The scientist, Charles T. Bryson, was told by his grandfather John Rives Crumpton that fresh, crushed leaves of American beautyberry, Callicarpa americana, helped keep biting insects away from draft animals such as horses and mules.
According to Bryson, a botanist in ARS’ Southern Weed Science Research Unit at Stoneville, Miss., it was known among folks in northeastern Mississippi during the early 20th century that placing the crushed leaves under an animal’s harness would mash out a repellant oil. Eventually, some people there started mashing the leaves and rubbing the residue on their own skins.
Bryson later shared this knowledge with colleagues in ARS' Natural Products Utilization Research Unit at Oxford, Miss, where chemist Charles Cantrell studied the American beautyberry to see what it is about it that mosquitoes don't like.
Cantrell, working with entomologist Jerome Klun of ARS’ Chemicals Affecting Insect Behavior Research Unit in Beltsville, Md., and Oxford plant physiologist Stephen Duke, isolated several insect-repelling compounds from the plant.
Among these was callicarpenal, which may represent ARS’ next important anti-mosquito compound.
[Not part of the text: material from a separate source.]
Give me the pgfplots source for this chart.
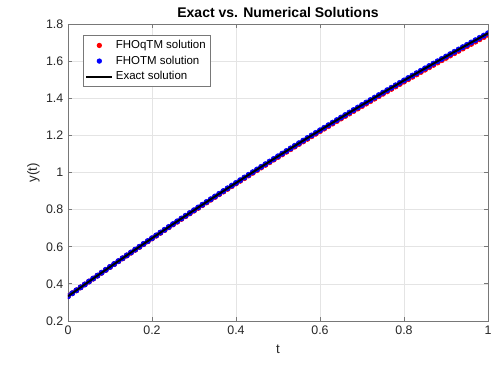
\documentclass[border=0pt]{standalone}
\usepackage{fontspec}
\setmainfont{Liberation Sans}
\usepackage{pgfplots}
\usepackage{pgfplotstable}
\pgfplotsset{compat=1.18}

% t, FHOqTM, FHOTM, exact
\pgfplotstableread{
t     fhoqtm  fhotm   exact
0.00  0.3333  0.3333  0.3333
0.01  0.3492  0.3493  0.3493
0.02  0.3651  0.3653  0.3653
0.03  0.3810  0.3812  0.3812
0.04  0.3967  0.3970  0.3970
0.05  0.4125  0.4129  0.4129
0.06  0.4282  0.4287  0.4287
0.07  0.4438  0.4444  0.4444
0.08  0.4596  0.4602  0.4602
0.09  0.4751  0.4758  0.4758
0.10  0.4907  0.4915  0.4915
0.11  0.5062  0.5071  0.5071
0.12  0.5217  0.5227  0.5227
0.13  0.5372  0.5382  0.5382
0.14  0.5526  0.5537  0.5537
0.15  0.5680  0.5692  0.5692
0.16  0.5833  0.5846  0.5846
0.17  0.5986  0.6000  0.6000
0.18  0.6140  0.6154  0.6154
0.19  0.6292  0.6307  0.6307
0.20  0.6444  0.6460  0.6460
0.21  0.6595  0.6612  0.6612
0.22  0.6747  0.6765  0.6765
0.23  0.6898  0.6916  0.6916
0.24  0.7049  0.7068  0.7068
0.25  0.7199  0.7219  0.7219
0.26  0.7348  0.7369  0.7369
0.27  0.7498  0.7520  0.7520
0.28  0.7648  0.7670  0.7670
0.29  0.7796  0.7819  0.7819
0.30  0.7944  0.7968  0.7968
0.31  0.8092  0.8117  0.8117
0.32  0.8240  0.8266  0.8266
0.33  0.8388  0.8414  0.8414
0.34  0.8534  0.8561  0.8561
0.35  0.8681  0.8709  0.8709
0.36  0.8827  0.8856  0.8856
0.37  0.8972  0.9002  0.9002
0.38  0.9119  0.9149  0.9149
0.39  0.9263  0.9294  0.9294
0.40  0.9408  0.9440  0.9440
0.41  0.9552  0.9585  0.9585
0.42  0.9696  0.9730  0.9730
0.43  0.9840  0.9874  0.9874
0.44  0.9983  1.0018  1.0018
0.45  1.0126  1.0162  1.0162
0.46  1.0268  1.0305  1.0305
0.47  1.0410  1.0448  1.0448
0.48  1.0553  1.0591  1.0591
0.49  1.0694  1.0733  1.0733
0.50  1.0835  1.0875  1.0875
0.51  1.0975  1.1016  1.1016
0.52  1.1116  1.1158  1.1158
0.53  1.1256  1.1298  1.1298
0.54  1.1396  1.1439  1.1439
0.55  1.1535  1.1579  1.1579
0.56  1.1673  1.1718  1.1718
0.57  1.1812  1.1858  1.1858
0.58  1.1951  1.1997  1.1997
0.59  1.2088  1.2135  1.2135
0.60  1.2225  1.2273  1.2273
0.61  1.2362  1.2411  1.2411
0.62  1.2499  1.2549  1.2549
0.63  1.2636  1.2686  1.2686
0.64  1.2771  1.2822  1.2822
0.65  1.2907  1.2959  1.2959
0.66  1.3042  1.3095  1.3095
0.67  1.3176  1.3230  1.3230
0.68  1.3312  1.3366  1.3366
0.69  1.3445  1.3500  1.3500
0.70  1.3579  1.3635  1.3635
0.71  1.3712  1.3769  1.3769
0.72  1.3845  1.3903  1.3903
0.73  1.3978  1.4036  1.4036
0.74  1.4110  1.4169  1.4169
0.75  1.4242  1.4302  1.4302
0.76  1.4373  1.4434  1.4434
0.77  1.4504  1.4566  1.4566
0.78  1.4636  1.4698  1.4698
0.79  1.4766  1.4829  1.4829
0.80  1.4896  1.4960  1.4960
0.81  1.5025  1.5090  1.5090
0.82  1.5155  1.5221  1.5221
0.83  1.5284  1.5350  1.5350
0.84  1.5413  1.5480  1.5480
0.85  1.5541  1.5609  1.5609
0.86  1.5668  1.5737  1.5737
0.87  1.5796  1.5866  1.5866
0.88  1.5924  1.5994  1.5994
0.89  1.6050  1.6121  1.6121
0.90  1.6176  1.6248  1.6248
0.91  1.6302  1.6375  1.6375
0.92  1.6428  1.6502  1.6502
0.93  1.6554  1.6628  1.6628
0.94  1.6678  1.6753  1.6753
0.95  1.6803  1.6879  1.6879
0.96  1.6927  1.7004  1.7004
0.97  1.7050  1.7128  1.7128
0.98  1.7175  1.7253  1.7253
0.99  1.7297  1.7376  1.7376
1.00  1.7420  1.7500  1.7500
}\soltable

\definecolor{axgray}{RGB}{120,120,120}
\definecolor{txtgray}{RGB}{38,38,38}
\definecolor{gridgray}{RGB}{228,228,228}

\begin{document}
\begin{tikzpicture}
% frame the page at the reference size (1px = 0.75pt)
\path[use as bounding box] (-51pt,-33pt) rectangle (326.25pt,240.75pt);
\begin{axis}[
    at={(0,0)}, anchor=south west,
    scale only axis,
    width=315pt, height=222.75pt,
    xmin=0, xmax=1, ymin=0.2, ymax=1.8,
    xtick={0,0.2,...,1}, ytick={0.2,0.4,...,1.8},
    xticklabels={0,0.2,0.4,0.6,0.8,1},
    yticklabels={0.2,0.4,0.6,0.8,1,1.2,1.4,1.6,1.8},
    tick align=inside,
    major tick length=3pt,
    clip marker paths=true,
    axis line style={axgray, line width=0.6pt},
    tick style={axgray, line width=0.6pt},
    grid=major, grid style={gridgray, line width=0.5pt},
    tick label style={font=\fontsize{9.3}{11}\selectfont, text=txtgray},
    xlabel={t}, ylabel={y(t)},
    label style={font=\fontsize{10}{12}\selectfont, text=txtgray},
    xlabel style={yshift=-1pt},
    ylabel style={yshift=-2pt},
    title={\textbf{Exact vs. Numerical Solutions}},
    title style={font=\fontsize{10.5}{12}\selectfont, yshift=-5pt},
    legend style={at={(0.036,0.962)}, anchor=north west,
        font=\fontsize{8.6}{10}\selectfont, draw=axgray, line width=0.5pt,
        inner sep=1.5pt, row sep=0pt, text=black},
    legend cell align=left,
    legend image code/.code={\draw[#1, line width=1.5pt] (0cm,0cm) -- (0.68cm,0cm);},
]
\addplot[only marks, mark=*, mark size=2pt, color=red, draw=none,
    legend image code/.code={\fill[red] (0.34cm,0cm) circle (2pt);}]
    table[x=t, y=fhoqtm] {\soltable};
\addlegendentry{FHOqTM solution}
\addplot[only marks, mark=*, mark size=2pt, color=blue, draw=none,
    legend image code/.code={\fill[blue] (0.34cm,0cm) circle (2pt);}]
    table[x=t, y=fhotm] {\soltable};
\addlegendentry{FHOTM solution}
\addplot[black, line width=1.5pt, no marks] table[x=t, y=exact] {\soltable};
\addlegendentry{Exact solution}
\end{axis}
\end{tikzpicture}
\end{document}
ARS recently developed SS220, a repellent that’s just as effective as DEET, the world’s most-used insect repellent. DEET was developed by ARS and the U.S. Army decades ago.
According to Cantrell, isolated callicarpenal was as effective in laboratory tests as SS220 in preventing mosquito bites. Those tests were conducted by Klun against the mosquito species Aedes aegypti, which is best known as the yellow-fever mosquito, and Anopheles stephensi, which spreads malaria in Asia.
Cantrell said that a provisional patent application has been submitted for callicarpenal, and that toxicity trials will precede any testing on humans.